*Raw data*
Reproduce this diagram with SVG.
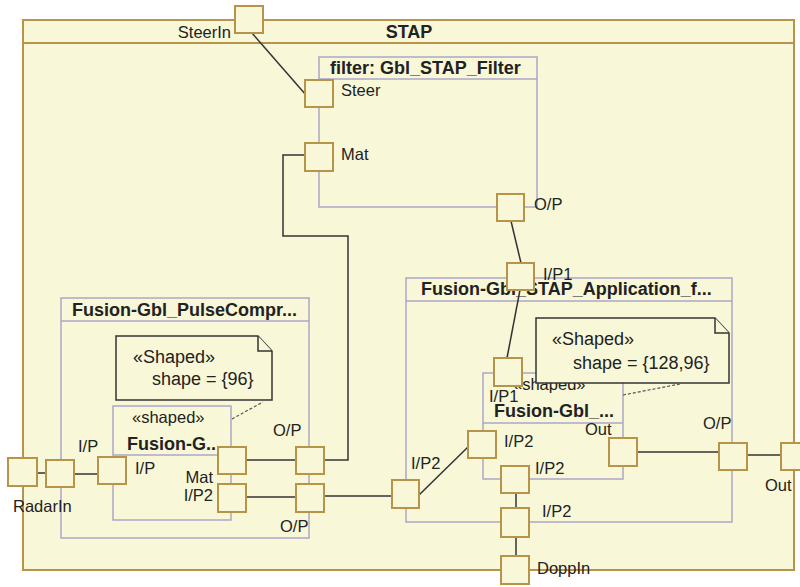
<svg xmlns="http://www.w3.org/2000/svg" width="800" height="587" viewBox="0 0 800 587">
<style>
.frame{fill:#F8F8D8;stroke:#B8944A;stroke-width:2}
.part{fill:none;stroke:#ACA6C8;stroke-width:1.5}
.port{fill:#F8F8D8;stroke:#B8944A;stroke-width:2}
.note{fill:#F8F8D8;stroke:#333;stroke-width:1.5}
.wire{fill:none;stroke:#333;stroke-width:1.5}
.dash{fill:none;stroke:#555;stroke-width:1.2;stroke-dasharray:3,2}
text{font-family:"Liberation Sans",Arial,sans-serif;font-size:16.5px;fill:#222}
.b{font-weight:bold;font-size:18px}
.n{font-size:18px}
</style>
<rect width="800" height="587" fill="#fff"/>
<g id="stap">
<rect class="frame" x="23" y="20" width="771" height="550"/>
<line class="frame" x1="23" y1="43" x2="794" y2="43"/>
<text class="b" x="409" y="38" text-anchor="middle">STAP</text>
</g>
<g id="filter">
<rect class="part" x="319" y="57" width="218" height="150"/>
<line class="part" x1="319" y1="79" x2="537" y2="79"/>
<text class="b" x="330" y="74">filter: Gbl_STAP_Filter</text>
</g>
<g id="pulse">
<rect class="part" x="61" y="298" width="248" height="240"/>
<line class="part" x1="61" y1="321" x2="309" y2="321"/>
<text class="b" x="72" y="316">Fusion-Gbl_PulseCompr...</text>
</g>
<g id="pulseInner">
<rect class="part" x="113" y="406" width="118" height="114"/>
<line class="part" x1="113" y1="455" x2="231" y2="455"/>
<text x="132" y="423">«shaped»</text>
<text class="b" x="127" y="450">Fusion-G..</text>
</g>
<g id="note1">
<path class="note" d="M116,336 H258 L272,351 V400 H116 Z"/>
<path class="note" fill="none" d="M258,336 V351 H272"/>
<text class="n" x="133" y="363">«Shaped»</text>
<text class="n" x="152" y="385">shape = {96}</text>
</g>
<g id="app">
<rect class="part" x="406" y="278" width="326" height="244"/>
<line class="part" x1="406" y1="301" x2="732" y2="301"/>
<text class="b" x="421" y="295">Fusion-Gbl_STAP_Application_f...</text>
</g>
<g id="appInner">
<rect class="part" x="483" y="373" width="140" height="106"/>
<line class="part" x1="483" y1="423" x2="623" y2="423"/>
<text x="513" y="390">«shaped»</text>
<text class="b" x="494" y="417">Fusion-Gbl_...</text>
</g>
<g id="note2">
<path class="note" d="M536,318 H715 L729,333 V383 H536 Z"/>
<path class="note" fill="none" d="M715,318 V333 H729"/>
<text class="n" x="552" y="345">«Shaped»</text>
<text class="n" x="573" y="369">shape = {128,96}</text>
</g>
<g id="connectors">
<path class="wire" d="M252,33 L306,95"/>
<path class="wire" d="M305,155 H283 V236 H348 V460 H324"/>
<path class="wire" d="M511,221 L521,263"/>
<path class="wire" d="M520,290 L507,358"/>
<path class="wire" d="M37,473 H46"/>
<path class="wire" d="M74,474 H98"/>
<path class="wire" d="M246,460 H296"/>
<path class="wire" d="M246,497 H296"/>
<path class="wire" d="M324,496 H392"/>
<path class="wire" d="M419,495 L468,447"/>
<path class="wire" d="M516,493 V508"/>
<path class="wire" d="M516,537 V556"/>
<path class="wire" d="M637,452 H719"/>
<path class="wire" d="M747,455 H781"/>
<path class="dash" d="M232,419 L263,402"/>
<path class="dash" d="M623,395 L680,384"/>
</g>
<g id="p-steerin"><rect class="port" x="235" y="6" width="28" height="27"/><text x="231" y="38" text-anchor="end">SteerIn</text></g>
<g id="p-steer"><rect class="port" x="305" y="80" width="28" height="27"/><text x="341" y="96">Steer</text></g>
<g id="p-mat"><rect class="port" x="305" y="143" width="28" height="28"/><text x="341" y="160">Mat</text></g>
<g id="p-filter-op"><rect class="port" x="497" y="194" width="27" height="27"/><text x="534" y="210">O/P</text></g>
<g id="p-app-ip1"><rect class="port" x="507" y="263" width="27" height="27"/><text x="543" y="280">I/P1</text></g>
<g id="p-inner-ip1"><rect class="port" x="494" y="358" width="28" height="28"/><text x="489" y="402">I/P1</text></g>
<g id="p-radarin"><rect class="port" x="8" y="458" width="29" height="28"/><text x="13" y="512">RadarIn</text></g>
<g id="p-pulse-ip"><rect class="port" x="46" y="460" width="28" height="27"/><text x="78" y="452">I/P</text></g>
<g id="p-pinner-ip"><rect class="port" x="98" y="457" width="28" height="27"/><text x="135" y="474">I/P</text></g>
<g id="p-pinner-mat"><rect class="port" x="218" y="447" width="28" height="27"/><text x="213" y="483" text-anchor="end">Mat</text></g>
<g id="p-pinner-ip2"><rect class="port" x="218" y="484" width="28" height="28"/><text x="213" y="501" text-anchor="end">I/P2</text></g>
<g id="p-pulse-op1"><rect class="port" x="296" y="447" width="28" height="27"/><text x="273" y="436">O/P</text></g>
<g id="p-pulse-op2"><rect class="port" x="296" y="484" width="28" height="28"/><text x="280" y="532">O/P</text></g>
<g id="p-app-ip2"><rect class="port" x="392" y="480" width="27" height="28"/><text x="411" y="469">I/P2</text></g>
<g id="p-ainner-ip2a"><rect class="port" x="468" y="431" width="28" height="27"/><text x="504" y="447">I/P2</text></g>
<g id="p-ainner-ip2b"><rect class="port" x="501" y="466" width="28" height="27"/><text x="535" y="474">I/P2</text></g>
<g id="p-app-ip2b"><rect class="port" x="501" y="508" width="28" height="29"/><text x="542" y="517">I/P2</text></g>
<g id="p-doppin"><rect class="port" x="501" y="556" width="28" height="28"/><text x="537" y="574">DoppIn</text></g>
<g id="p-ainner-out"><rect class="port" x="609" y="438" width="28" height="28"/><text x="585" y="435">Out</text></g>
<g id="p-app-op"><rect class="port" x="719" y="443" width="28" height="27"/><text x="703" y="429">O/P</text></g>
<g id="p-out"><rect class="port" x="781" y="443" width="28" height="27"/><text x="765" y="491">Out</text></g>
</svg>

*What is expected*
Retype everything in the material word for word, minus pictures.

*Full solution*
Reproduce this diagram with SVG.
<svg xmlns="http://www.w3.org/2000/svg" width="800" height="587" viewBox="0 0 800 587">
<style>
.frame{fill:#F8F8D8;stroke:#B8944A;stroke-width:2}
.part{fill:none;stroke:#ACA6C8;stroke-width:1.5}
.port{fill:#F8F8D8;stroke:#B8944A;stroke-width:2}
.note{fill:#F8F8D8;stroke:#333;stroke-width:1.5}
.wire{fill:none;stroke:#333;stroke-width:1.5}
.dash{fill:none;stroke:#555;stroke-width:1.2;stroke-dasharray:3,2}
text{font-family:"Liberation Sans",Arial,sans-serif;font-size:16.5px;fill:#222}
.b{font-weight:bold;font-size:18px}
.n{font-size:18px}
</style>
<rect width="800" height="587" fill="#fff"/>
<g id="stap">
<rect class="frame" x="23" y="20" width="771" height="550"/>
<line class="frame" x1="23" y1="43" x2="794" y2="43"/>
<text class="b" x="409" y="38" text-anchor="middle">STAP</text>
</g>
<g id="filter">
<rect class="part" x="319" y="57" width="218" height="150"/>
<line class="part" x1="319" y1="79" x2="537" y2="79"/>
<text class="b" x="330" y="74">filter: Gbl_STAP_Filter</text>
</g>
<g id="pulse">
<rect class="part" x="61" y="298" width="248" height="240"/>
<line class="part" x1="61" y1="321" x2="309" y2="321"/>
<text class="b" x="72" y="316">Fusion-Gbl_PulseCompr...</text>
</g>
<g id="pulseInner">
<rect class="part" x="113" y="406" width="118" height="114"/>
<line class="part" x1="113" y1="455" x2="231" y2="455"/>
<text x="132" y="423">«shaped»</text>
<text class="b" x="127" y="450">Fusion-G..</text>
</g>
<g id="note1">
<path class="note" d="M116,336 H258 L272,351 V400 H116 Z"/>
<path class="note" fill="none" d="M258,336 V351 H272"/>
<text class="n" x="133" y="363">«Shaped»</text>
<text class="n" x="152" y="385">shape = {96}</text>
</g>
<g id="app">
<rect class="part" x="406" y="278" width="326" height="244"/>
<line class="part" x1="406" y1="301" x2="732" y2="301"/>
<text class="b" x="421" y="295">Fusion-Gbl_STAP_Application_f...</text>
</g>
<g id="appInner">
<rect class="part" x="483" y="373" width="140" height="106"/>
<line class="part" x1="483" y1="423" x2="623" y2="423"/>
<text x="513" y="390">«shaped»</text>
<text class="b" x="494" y="417">Fusion-Gbl_...</text>
</g>
<g id="note2">
<path class="note" d="M536,318 H715 L729,333 V383 H536 Z"/>
<path class="note" fill="none" d="M715,318 V333 H729"/>
<text class="n" x="552" y="345">«Shaped»</text>
<text class="n" x="573" y="369">shape = {128,96}</text>
</g>
<g id="connectors">
<path class="wire" d="M252,33 L306,95"/>
<path class="wire" d="M305,155 H283 V236 H348 V460 H324"/>
<path class="wire" d="M511,221 L521,263"/>
<path class="wire" d="M520,290 L507,358"/>
<path class="wire" d="M37,473 H46"/>
<path class="wire" d="M74,474 H98"/>
<path class="wire" d="M246,460 H296"/>
<path class="wire" d="M246,497 H296"/>
<path class="wire" d="M324,496 H392"/>
<path class="wire" d="M419,495 L468,447"/>
<path class="wire" d="M516,493 V508"/>
<path class="wire" d="M516,537 V556"/>
<path class="wire" d="M637,452 H719"/>
<path class="wire" d="M747,455 H781"/>
<path class="dash" d="M232,419 L263,402"/>
<path class="dash" d="M623,395 L680,384"/>
</g>
<g id="p-steerin"><rect class="port" x="235" y="6" width="28" height="27"/><text x="231" y="38" text-anchor="end">SteerIn</text></g>
<g id="p-steer"><rect class="port" x="305" y="80" width="28" height="27"/><text x="341" y="96">Steer</text></g>
<g id="p-mat"><rect class="port" x="305" y="143" width="28" height="28"/><text x="341" y="160">Mat</text></g>
<g id="p-filter-op"><rect class="port" x="497" y="194" width="27" height="27"/><text x="534" y="210">O/P</text></g>
<g id="p-app-ip1"><rect class="port" x="507" y="263" width="27" height="27"/><text x="543" y="280">I/P1</text></g>
<g id="p-inner-ip1"><rect class="port" x="494" y="358" width="28" height="28"/><text x="489" y="402">I/P1</text></g>
<g id="p-radarin"><rect class="port" x="8" y="458" width="29" height="28"/><text x="13" y="512">RadarIn</text></g>
<g id="p-pulse-ip"><rect class="port" x="46" y="460" width="28" height="27"/><text x="78" y="452">I/P</text></g>
<g id="p-pinner-ip"><rect class="port" x="98" y="457" width="28" height="27"/><text x="135" y="474">I/P</text></g>
<g id="p-pinner-mat"><rect class="port" x="218" y="447" width="28" height="27"/><text x="213" y="483" text-anchor="end">Mat</text></g>
<g id="p-pinner-ip2"><rect class="port" x="218" y="484" width="28" height="28"/><text x="213" y="501" text-anchor="end">I/P2</text></g>
<g id="p-pulse-op1"><rect class="port" x="296" y="447" width="28" height="27"/><text x="273" y="436">O/P</text></g>
<g id="p-pulse-op2"><rect class="port" x="296" y="484" width="28" height="28"/><text x="280" y="532">O/P</text></g>
<g id="p-app-ip2"><rect class="port" x="392" y="480" width="27" height="28"/><text x="411" y="469">I/P2</text></g>
<g id="p-ainner-ip2a"><rect class="port" x="468" y="431" width="28" height="27"/><text x="504" y="447">I/P2</text></g>
<g id="p-ainner-ip2b"><rect class="port" x="501" y="466" width="28" height="27"/><text x="535" y="474">I/P2</text></g>
<g id="p-app-ip2b"><rect class="port" x="501" y="508" width="28" height="29"/><text x="542" y="517">I/P2</text></g>
<g id="p-doppin"><rect class="port" x="501" y="556" width="28" height="28"/><text x="537" y="574">DoppIn</text></g>
<g id="p-ainner-out"><rect class="port" x="609" y="438" width="28" height="28"/><text x="585" y="435">Out</text></g>
<g id="p-app-op"><rect class="port" x="719" y="443" width="28" height="27"/><text x="703" y="429">O/P</text></g>
<g id="p-out"><rect class="port" x="781" y="443" width="28" height="27"/><text x="765" y="491">Out</text></g>
</svg>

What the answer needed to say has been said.